Copy out all the records exactly.

>>

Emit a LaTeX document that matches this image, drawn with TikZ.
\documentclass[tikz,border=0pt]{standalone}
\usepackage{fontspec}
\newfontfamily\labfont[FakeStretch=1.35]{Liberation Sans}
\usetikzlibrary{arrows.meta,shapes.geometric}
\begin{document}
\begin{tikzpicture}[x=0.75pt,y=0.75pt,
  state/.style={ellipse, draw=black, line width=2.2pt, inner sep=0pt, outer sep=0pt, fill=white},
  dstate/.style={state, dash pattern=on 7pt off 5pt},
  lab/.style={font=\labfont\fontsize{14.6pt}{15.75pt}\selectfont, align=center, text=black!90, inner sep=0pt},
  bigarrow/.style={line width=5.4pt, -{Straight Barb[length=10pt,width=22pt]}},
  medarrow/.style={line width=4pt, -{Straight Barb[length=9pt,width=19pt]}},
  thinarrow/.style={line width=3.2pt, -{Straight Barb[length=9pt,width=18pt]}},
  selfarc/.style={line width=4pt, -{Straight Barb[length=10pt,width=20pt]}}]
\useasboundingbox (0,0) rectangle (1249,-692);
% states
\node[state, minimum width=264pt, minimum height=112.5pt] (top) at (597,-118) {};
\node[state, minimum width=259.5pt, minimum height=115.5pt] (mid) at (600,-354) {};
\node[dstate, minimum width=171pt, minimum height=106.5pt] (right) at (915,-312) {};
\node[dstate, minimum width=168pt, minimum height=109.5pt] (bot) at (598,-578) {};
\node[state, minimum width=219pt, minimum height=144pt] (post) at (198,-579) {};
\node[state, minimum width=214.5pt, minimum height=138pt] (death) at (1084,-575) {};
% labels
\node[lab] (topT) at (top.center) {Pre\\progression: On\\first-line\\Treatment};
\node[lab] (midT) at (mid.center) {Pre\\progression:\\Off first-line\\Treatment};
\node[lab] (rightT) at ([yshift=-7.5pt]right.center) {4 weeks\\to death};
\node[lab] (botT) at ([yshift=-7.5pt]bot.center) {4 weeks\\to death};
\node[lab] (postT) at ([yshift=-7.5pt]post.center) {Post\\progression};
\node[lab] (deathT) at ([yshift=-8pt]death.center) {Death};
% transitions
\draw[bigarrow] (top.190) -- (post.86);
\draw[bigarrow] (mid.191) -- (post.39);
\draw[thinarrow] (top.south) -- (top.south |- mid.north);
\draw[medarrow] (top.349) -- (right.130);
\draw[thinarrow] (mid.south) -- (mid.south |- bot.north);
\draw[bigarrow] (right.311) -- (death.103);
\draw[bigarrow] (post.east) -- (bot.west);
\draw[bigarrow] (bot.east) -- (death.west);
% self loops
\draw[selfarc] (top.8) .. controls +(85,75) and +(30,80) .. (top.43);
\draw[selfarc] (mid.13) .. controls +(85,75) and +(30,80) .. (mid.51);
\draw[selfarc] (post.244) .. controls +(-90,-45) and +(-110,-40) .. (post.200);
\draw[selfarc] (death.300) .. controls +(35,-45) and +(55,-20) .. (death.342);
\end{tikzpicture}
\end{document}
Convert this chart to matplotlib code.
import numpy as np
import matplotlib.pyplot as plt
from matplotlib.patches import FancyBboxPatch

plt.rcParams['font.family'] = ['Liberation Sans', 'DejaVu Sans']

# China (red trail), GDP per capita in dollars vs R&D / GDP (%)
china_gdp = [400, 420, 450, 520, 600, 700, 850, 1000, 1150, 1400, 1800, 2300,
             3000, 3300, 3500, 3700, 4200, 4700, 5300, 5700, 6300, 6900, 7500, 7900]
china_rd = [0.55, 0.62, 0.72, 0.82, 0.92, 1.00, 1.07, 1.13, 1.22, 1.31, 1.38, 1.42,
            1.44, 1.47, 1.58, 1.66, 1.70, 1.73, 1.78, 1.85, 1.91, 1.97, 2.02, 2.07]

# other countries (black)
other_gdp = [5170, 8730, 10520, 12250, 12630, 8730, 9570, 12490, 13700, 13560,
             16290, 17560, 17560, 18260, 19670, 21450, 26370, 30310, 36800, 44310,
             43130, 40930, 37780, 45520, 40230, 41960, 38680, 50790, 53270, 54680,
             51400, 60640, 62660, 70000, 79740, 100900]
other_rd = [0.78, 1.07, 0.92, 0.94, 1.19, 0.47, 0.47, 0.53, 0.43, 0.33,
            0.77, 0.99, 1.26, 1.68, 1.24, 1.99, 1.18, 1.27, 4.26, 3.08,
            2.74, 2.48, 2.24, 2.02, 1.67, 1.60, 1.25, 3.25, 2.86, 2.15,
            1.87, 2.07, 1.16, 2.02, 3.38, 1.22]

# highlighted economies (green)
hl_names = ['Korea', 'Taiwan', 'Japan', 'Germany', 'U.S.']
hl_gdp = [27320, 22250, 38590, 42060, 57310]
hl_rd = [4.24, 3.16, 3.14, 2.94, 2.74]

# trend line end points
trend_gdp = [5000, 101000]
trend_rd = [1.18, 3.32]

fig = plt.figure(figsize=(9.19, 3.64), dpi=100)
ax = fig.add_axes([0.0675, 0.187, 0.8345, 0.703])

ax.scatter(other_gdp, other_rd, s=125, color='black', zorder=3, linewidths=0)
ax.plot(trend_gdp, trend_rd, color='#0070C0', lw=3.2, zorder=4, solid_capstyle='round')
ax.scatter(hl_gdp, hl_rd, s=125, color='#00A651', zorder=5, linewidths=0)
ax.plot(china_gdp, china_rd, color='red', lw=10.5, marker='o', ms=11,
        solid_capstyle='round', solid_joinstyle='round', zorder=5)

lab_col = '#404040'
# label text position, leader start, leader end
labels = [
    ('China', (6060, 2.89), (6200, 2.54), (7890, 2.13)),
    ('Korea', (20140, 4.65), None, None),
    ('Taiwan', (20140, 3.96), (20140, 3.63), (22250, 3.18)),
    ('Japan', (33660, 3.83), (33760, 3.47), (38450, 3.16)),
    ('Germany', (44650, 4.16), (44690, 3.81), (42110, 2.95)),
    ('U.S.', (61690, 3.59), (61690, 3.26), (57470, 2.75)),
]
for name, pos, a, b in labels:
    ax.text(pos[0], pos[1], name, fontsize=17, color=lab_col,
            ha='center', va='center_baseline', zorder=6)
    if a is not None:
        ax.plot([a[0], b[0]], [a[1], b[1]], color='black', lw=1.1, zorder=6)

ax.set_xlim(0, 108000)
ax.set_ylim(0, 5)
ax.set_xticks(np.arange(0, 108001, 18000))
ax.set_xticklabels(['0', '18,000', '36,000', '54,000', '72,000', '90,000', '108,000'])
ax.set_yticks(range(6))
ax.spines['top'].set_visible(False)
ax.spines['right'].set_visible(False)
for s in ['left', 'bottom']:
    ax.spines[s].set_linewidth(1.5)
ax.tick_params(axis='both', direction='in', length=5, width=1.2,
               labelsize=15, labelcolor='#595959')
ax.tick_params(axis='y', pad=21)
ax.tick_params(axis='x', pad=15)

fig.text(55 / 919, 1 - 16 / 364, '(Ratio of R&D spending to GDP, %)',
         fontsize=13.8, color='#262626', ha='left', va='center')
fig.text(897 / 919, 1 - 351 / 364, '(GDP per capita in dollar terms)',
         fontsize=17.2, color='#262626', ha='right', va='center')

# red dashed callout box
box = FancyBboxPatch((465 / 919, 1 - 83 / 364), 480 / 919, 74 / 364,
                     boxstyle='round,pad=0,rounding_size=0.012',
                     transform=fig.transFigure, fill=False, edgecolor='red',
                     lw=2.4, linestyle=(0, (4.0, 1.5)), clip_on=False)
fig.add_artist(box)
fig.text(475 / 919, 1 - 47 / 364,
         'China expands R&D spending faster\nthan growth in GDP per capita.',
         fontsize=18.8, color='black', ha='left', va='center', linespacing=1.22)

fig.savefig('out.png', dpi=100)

<<

-- The completed task --
Emit a LaTeX document that matches this image, drawn with TikZ.
\documentclass[tikz,border=0pt]{standalone}
\usepackage{fontspec}
\newfontfamily\labfont[FakeStretch=1.35]{Liberation Sans}
\usetikzlibrary{arrows.meta,shapes.geometric}
\begin{document}
\begin{tikzpicture}[x=0.75pt,y=0.75pt,
  state/.style={ellipse, draw=black, line width=2.2pt, inner sep=0pt, outer sep=0pt, fill=white},
  dstate/.style={state, dash pattern=on 7pt off 5pt},
  lab/.style={font=\labfont\fontsize{14.6pt}{15.75pt}\selectfont, align=center, text=black!90, inner sep=0pt},
  bigarrow/.style={line width=5.4pt, -{Straight Barb[length=10pt,width=22pt]}},
  medarrow/.style={line width=4pt, -{Straight Barb[length=9pt,width=19pt]}},
  thinarrow/.style={line width=3.2pt, -{Straight Barb[length=9pt,width=18pt]}},
  selfarc/.style={line width=4pt, -{Straight Barb[length=10pt,width=20pt]}}]
\useasboundingbox (0,0) rectangle (1249,-692);
% states
\node[state, minimum width=264pt, minimum height=112.5pt] (top) at (597,-118) {};
\node[state, minimum width=259.5pt, minimum height=115.5pt] (mid) at (600,-354) {};
\node[dstate, minimum width=171pt, minimum height=106.5pt] (right) at (915,-312) {};
\node[dstate, minimum width=168pt, minimum height=109.5pt] (bot) at (598,-578) {};
\node[state, minimum width=219pt, minimum height=144pt] (post) at (198,-579) {};
\node[state, minimum width=214.5pt, minimum height=138pt] (death) at (1084,-575) {};
% labels
\node[lab] (topT) at (top.center) {Pre\\progression: On\\first-line\\Treatment};
\node[lab] (midT) at (mid.center) {Pre\\progression:\\Off first-line\\Treatment};
\node[lab] (rightT) at ([yshift=-7.5pt]right.center) {4 weeks\\to death};
\node[lab] (botT) at ([yshift=-7.5pt]bot.center) {4 weeks\\to death};
\node[lab] (postT) at ([yshift=-7.5pt]post.center) {Post\\progression};
\node[lab] (deathT) at ([yshift=-8pt]death.center) {Death};
% transitions
\draw[bigarrow] (top.190) -- (post.86);
\draw[bigarrow] (mid.191) -- (post.39);
\draw[thinarrow] (top.south) -- (top.south |- mid.north);
\draw[medarrow] (top.349) -- (right.130);
\draw[thinarrow] (mid.south) -- (mid.south |- bot.north);
\draw[bigarrow] (right.311) -- (death.103);
\draw[bigarrow] (post.east) -- (bot.west);
\draw[bigarrow] (bot.east) -- (death.west);
% self loops
\draw[selfarc] (top.8) .. controls +(85,75) and +(30,80) .. (top.43);
\draw[selfarc] (mid.13) .. controls +(85,75) and +(30,80) .. (mid.51);
\draw[selfarc] (post.244) .. controls +(-90,-45) and +(-110,-40) .. (post.200);
\draw[selfarc] (death.300) .. controls +(35,-45) and +(55,-20) .. (death.342);
\end{tikzpicture}
\end{document}
Convert this chart to matplotlib code.
import numpy as np
import matplotlib.pyplot as plt
from matplotlib.patches import FancyBboxPatch

plt.rcParams['font.family'] = ['Liberation Sans', 'DejaVu Sans']

# China (red trail), GDP per capita in dollars vs R&D / GDP (%)
china_gdp = [400, 420, 450, 520, 600, 700, 850, 1000, 1150, 1400, 1800, 2300,
             3000, 3300, 3500, 3700, 4200, 4700, 5300, 5700, 6300, 6900, 7500, 7900]
china_rd = [0.55, 0.62, 0.72, 0.82, 0.92, 1.00, 1.07, 1.13, 1.22, 1.31, 1.38, 1.42,
            1.44, 1.47, 1.58, 1.66, 1.70, 1.73, 1.78, 1.85, 1.91, 1.97, 2.02, 2.07]

# other countries (black)
other_gdp = [5170, 8730, 10520, 12250, 12630, 8730, 9570, 12490, 13700, 13560,
             16290, 17560, 17560, 18260, 19670, 21450, 26370, 30310, 36800, 44310,
             43130, 40930, 37780, 45520, 40230, 41960, 38680, 50790, 53270, 54680,
             51400, 60640, 62660, 70000, 79740, 100900]
other_rd = [0.78, 1.07, 0.92, 0.94, 1.19, 0.47, 0.47, 0.53, 0.43, 0.33,
            0.77, 0.99, 1.26, 1.68, 1.24, 1.99, 1.18, 1.27, 4.26, 3.08,
            2.74, 2.48, 2.24, 2.02, 1.67, 1.60, 1.25, 3.25, 2.86, 2.15,
            1.87, 2.07, 1.16, 2.02, 3.38, 1.22]

# highlighted economies (green)
hl_names = ['Korea', 'Taiwan', 'Japan', 'Germany', 'U.S.']
hl_gdp = [27320, 22250, 38590, 42060, 57310]
hl_rd = [4.24, 3.16, 3.14, 2.94, 2.74]

# trend line end points
trend_gdp = [5000, 101000]
trend_rd = [1.18, 3.32]

fig = plt.figure(figsize=(9.19, 3.64), dpi=100)
ax = fig.add_axes([0.0675, 0.187, 0.8345, 0.703])

ax.scatter(other_gdp, other_rd, s=125, color='black', zorder=3, linewidths=0)
ax.plot(trend_gdp, trend_rd, color='#0070C0', lw=3.2, zorder=4, solid_capstyle='round')
ax.scatter(hl_gdp, hl_rd, s=125, color='#00A651', zorder=5, linewidths=0)
ax.plot(china_gdp, china_rd, color='red', lw=10.5, marker='o', ms=11,
        solid_capstyle='round', solid_joinstyle='round', zorder=5)

lab_col = '#404040'
# label text position, leader start, leader end
labels = [
    ('China', (6060, 2.89), (6200, 2.54), (7890, 2.13)),
    ('Korea', (20140, 4.65), None, None),
    ('Taiwan', (20140, 3.96), (20140, 3.63), (22250, 3.18)),
    ('Japan', (33660, 3.83), (33760, 3.47), (38450, 3.16)),
    ('Germany', (44650, 4.16), (44690, 3.81), (42110, 2.95)),
    ('U.S.', (61690, 3.59), (61690, 3.26), (57470, 2.75)),
]
for name, pos, a, b in labels:
    ax.text(pos[0], pos[1], name, fontsize=17, color=lab_col,
            ha='center', va='center_baseline', zorder=6)
    if a is not None:
        ax.plot([a[0], b[0]], [a[1], b[1]], color='black', lw=1.1, zorder=6)

ax.set_xlim(0, 108000)
ax.set_ylim(0, 5)
ax.set_xticks(np.arange(0, 108001, 18000))
ax.set_xticklabels(['0', '18,000', '36,000', '54,000', '72,000', '90,000', '108,000'])
ax.set_yticks(range(6))
ax.spines['top'].set_visible(False)
ax.spines['right'].set_visible(False)
for s in ['left', 'bottom']:
    ax.spines[s].set_linewidth(1.5)
ax.tick_params(axis='both', direction='in', length=5, width=1.2,
               labelsize=15, labelcolor='#595959')
ax.tick_params(axis='y', pad=21)
ax.tick_params(axis='x', pad=15)

fig.text(55 / 919, 1 - 16 / 364, '(Ratio of R&D spending to GDP, %)',
         fontsize=13.8, color='#262626', ha='left', va='center')
fig.text(897 / 919, 1 - 351 / 364, '(GDP per capita in dollar terms)',
         fontsize=17.2, color='#262626', ha='right', va='center')

# red dashed callout box
box = FancyBboxPatch((465 / 919, 1 - 83 / 364), 480 / 919, 74 / 364,
                     boxstyle='round,pad=0,rounding_size=0.012',
                     transform=fig.transFigure, fill=False, edgecolor='red',
                     lw=2.4, linestyle=(0, (4.0, 1.5)), clip_on=False)
fig.add_artist(box)
fig.text(475 / 919, 1 - 47 / 364,
         'China expands R&D spending faster\nthan growth in GDP per capita.',
         fontsize=18.8, color='black', ha='left', va='center', linespacing=1.22)

fig.savefig('out.png', dpi=100)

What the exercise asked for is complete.